* [Job] Set down the material below word for word, excluding the pictures.

* [Information supplied]

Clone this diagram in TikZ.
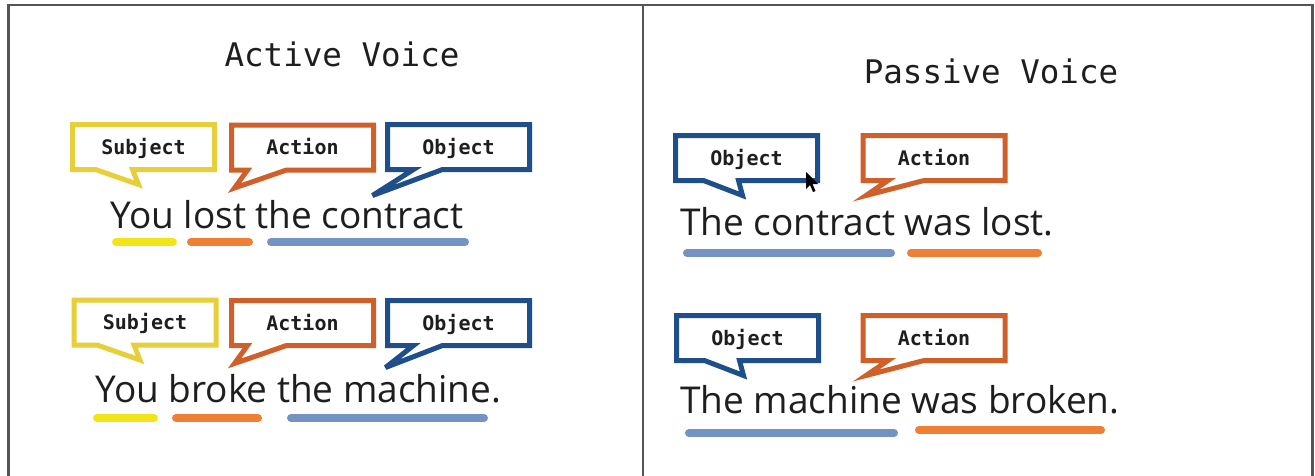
\documentclass[tikz,border=0pt]{standalone}
\usepackage{fontspec}
\setmainfont{Open Sans}
\newfontfamily\monofont{DejaVu Sans Mono}
\usetikzlibrary{calc}
\definecolor{framecol}{HTML}{555555}
\definecolor{yelbox}{HTML}{E6CF3A}
\definecolor{orabox}{HTML}{D0602A}
\definecolor{blubox}{HTML}{1F4F8A}
\definecolor{yelbar}{HTML}{F3E41A}
\definecolor{orabar}{HTML}{EE7F33}
\definecolor{blubar}{HTML}{7393C2}
\definecolor{ink}{HTML}{1E1E1E}
\tikzset{
  framestyle/.style={draw=framecol,line width=2.8pt},
  titlestyle/.style={font=\monofont\fontsize{32.5}{36}\selectfont, text=ink, anchor=base, inner sep=0pt},
  bubble/.style={minimum width=142pt, minimum height=45pt, inner sep=0pt, outer sep=0pt,
    text height=14.6pt, text depth=0pt, font=\monofont\bfseries\fontsize{20}{22}\selectfont, text=ink},
  outline/.style={line width=5pt, line join=miter, miter limit=6},
  sentence/.style={font=\fontsize{37}{40}\selectfont, text=ink, anchor=base west, inner sep=0pt},
  bar/.style={line width=8pt, line cap=round},
}
% node, colour, base-left dx, base-right dx, tip dx, tip dy (relative to south west)
\newcommand\bubblepath[6]{%
  \draw[outline,#2] (#1.north west) -- (#1.north east) -- (#1.south east)
    -- ($(#1.south west)+(#4,0)$) -- ($(#1.south west)+(#5,#6)$)
    -- ($(#1.south west)+(#3,0)$) -- (#1.south west) -- cycle;}
\begin{document}
\begin{tikzpicture}[x=1pt,y=-1pt]
\useasboundingbox (0,0) rectangle (1315,475);
\fill[white] (0,0) rectangle (1315,475);
% frame
\draw[framestyle] (8.5,476) -- (8.5,5) -- (1312.5,5) -- (1312.5,476);
\draw[framestyle] (643,5) -- (643,476);
% titles
\node[titlestyle] (tact) at (342,66) {Active Voice};
\node[titlestyle] (tpas) at (991,83) {Passive Voice};
% active row 1
\node[bubble] (s1) at (143.5,147) {Subject};
\node[bubble] (a1) at (302.5,147.5) {Action};
\node[bubble] (o1) at (458.5,147) {Object};
\bubblepath{s1}{yelbox}{23}{60}{66}{15}
\bubblepath{a1}{orabox}{16}{55}{3}{18}
\bubblepath{o1}{blubox}{26}{55}{-15}{26}
\node[sentence] (t1) at (110,228) {You lost the contract};
\draw[bar,yelbar] (116,242) -- (173,242);
\draw[bar,orabar] (191,242) -- (249,242);
\draw[bar,blubar] (271,242) -- (465,242);
% active row 2
\node[bubble] (s2) at (145,322.5) {Subject};
\node[bubble] (a2) at (302.5,323) {Action};
\node[bubble] (o2) at (458.5,323) {Object};
\bubblepath{s2}{yelbox}{23}{60}{66}{15}
\bubblepath{a2}{orabox}{16}{55}{3}{18}
\bubblepath{o2}{blubox}{26}{55}{-2}{22}
\node[sentence] (t2) at (95,402) {You broke the machine.};
\draw[bar,yelbar] (97,418) -- (154,418);
\draw[bar,orabar] (176,418) -- (258,418);
\draw[bar,blubar] (291,418) -- (484,418);
% passive row 1
\node[bubble] (po1) at (746.5,158) {Object};
\node[bubble] (pa1) at (934,158) {Action};
\bubblepath{po1}{blubox}{28}{63}{67}{15}
\bubblepath{pa1}{orabox}{25}{61}{3}{15}
\node[sentence] (t3) at (680,235) {The contract was lost.};
\draw[bar,blubar] (687,253) -- (891,253);
\draw[bar,orabar] (911,253) -- (1038,253);
% cursor
\fill[black] (806,172) -- (806,189) -- (810,185) -- (813,192) -- (815.5,191) -- (812.5,184) -- (818,184) -- cycle;
% passive row 2
\node[bubble] (po2) at (747.5,338) {Object};
\node[bubble] (pa2) at (934,338) {Action};
\bubblepath{po2}{blubox}{28}{63}{67}{15}
\bubblepath{pa2}{orabox}{25}{61}{3}{15}
\node[sentence] (t4) at (680,413) {The machine was broken.};
\draw[bar,blubar] (689,433) -- (894,433);
\draw[bar,orabar] (919,430) -- (1101,430);
\end{tikzpicture}
\end{document}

* [Task solution]
Clone this diagram in TikZ.
\documentclass[tikz,border=0pt]{standalone}
\usepackage{fontspec}
\setmainfont{Open Sans}
\newfontfamily\monofont{DejaVu Sans Mono}
\usetikzlibrary{calc}
\definecolor{framecol}{HTML}{555555}
\definecolor{yelbox}{HTML}{E6CF3A}
\definecolor{orabox}{HTML}{D0602A}
\definecolor{blubox}{HTML}{1F4F8A}
\definecolor{yelbar}{HTML}{F3E41A}
\definecolor{orabar}{HTML}{EE7F33}
\definecolor{blubar}{HTML}{7393C2}
\definecolor{ink}{HTML}{1E1E1E}
\tikzset{
  framestyle/.style={draw=framecol,line width=2.8pt},
  titlestyle/.style={font=\monofont\fontsize{32.5}{36}\selectfont, text=ink, anchor=base, inner sep=0pt},
  bubble/.style={minimum width=142pt, minimum height=45pt, inner sep=0pt, outer sep=0pt,
    text height=14.6pt, text depth=0pt, font=\monofont\bfseries\fontsize{20}{22}\selectfont, text=ink},
  outline/.style={line width=5pt, line join=miter, miter limit=6},
  sentence/.style={font=\fontsize{37}{40}\selectfont, text=ink, anchor=base west, inner sep=0pt},
  bar/.style={line width=8pt, line cap=round},
}
% node, colour, base-left dx, base-right dx, tip dx, tip dy (relative to south west)
\newcommand\bubblepath[6]{%
  \draw[outline,#2] (#1.north west) -- (#1.north east) -- (#1.south east)
    -- ($(#1.south west)+(#4,0)$) -- ($(#1.south west)+(#5,#6)$)
    -- ($(#1.south west)+(#3,0)$) -- (#1.south west) -- cycle;}
\begin{document}
\begin{tikzpicture}[x=1pt,y=-1pt]
\useasboundingbox (0,0) rectangle (1315,475);
\fill[white] (0,0) rectangle (1315,475);
% frame
\draw[framestyle] (8.5,476) -- (8.5,5) -- (1312.5,5) -- (1312.5,476);
\draw[framestyle] (643,5) -- (643,476);
% titles
\node[titlestyle] (tact) at (342,66) {Active Voice};
\node[titlestyle] (tpas) at (991,83) {Passive Voice};
% active row 1
\node[bubble] (s1) at (143.5,147) {Subject};
\node[bubble] (a1) at (302.5,147.5) {Action};
\node[bubble] (o1) at (458.5,147) {Object};
\bubblepath{s1}{yelbox}{23}{60}{66}{15}
\bubblepath{a1}{orabox}{16}{55}{3}{18}
\bubblepath{o1}{blubox}{26}{55}{-15}{26}
\node[sentence] (t1) at (110,228) {You lost the contract};
\draw[bar,yelbar] (116,242) -- (173,242);
\draw[bar,orabar] (191,242) -- (249,242);
\draw[bar,blubar] (271,242) -- (465,242);
% active row 2
\node[bubble] (s2) at (145,322.5) {Subject};
\node[bubble] (a2) at (302.5,323) {Action};
\node[bubble] (o2) at (458.5,323) {Object};
\bubblepath{s2}{yelbox}{23}{60}{66}{15}
\bubblepath{a2}{orabox}{16}{55}{3}{18}
\bubblepath{o2}{blubox}{26}{55}{-2}{22}
\node[sentence] (t2) at (95,402) {You broke the machine.};
\draw[bar,yelbar] (97,418) -- (154,418);
\draw[bar,orabar] (176,418) -- (258,418);
\draw[bar,blubar] (291,418) -- (484,418);
% passive row 1
\node[bubble] (po1) at (746.5,158) {Object};
\node[bubble] (pa1) at (934,158) {Action};
\bubblepath{po1}{blubox}{28}{63}{67}{15}
\bubblepath{pa1}{orabox}{25}{61}{3}{15}
\node[sentence] (t3) at (680,235) {The contract was lost.};
\draw[bar,blubar] (687,253) -- (891,253);
\draw[bar,orabar] (911,253) -- (1038,253);
% cursor
\fill[black] (806,172) -- (806,189) -- (810,185) -- (813,192) -- (815.5,191) -- (812.5,184) -- (818,184) -- cycle;
% passive row 2
\node[bubble] (po2) at (747.5,338) {Object};
\node[bubble] (pa2) at (934,338) {Action};
\bubblepath{po2}{blubox}{28}{63}{67}{15}
\bubblepath{pa2}{orabox}{25}{61}{3}{15}
\node[sentence] (t4) at (680,413) {The machine was broken.};
\draw[bar,blubar] (689,433) -- (894,433);
\draw[bar,orabar] (919,430) -- (1101,430);
\end{tikzpicture}
\end{document}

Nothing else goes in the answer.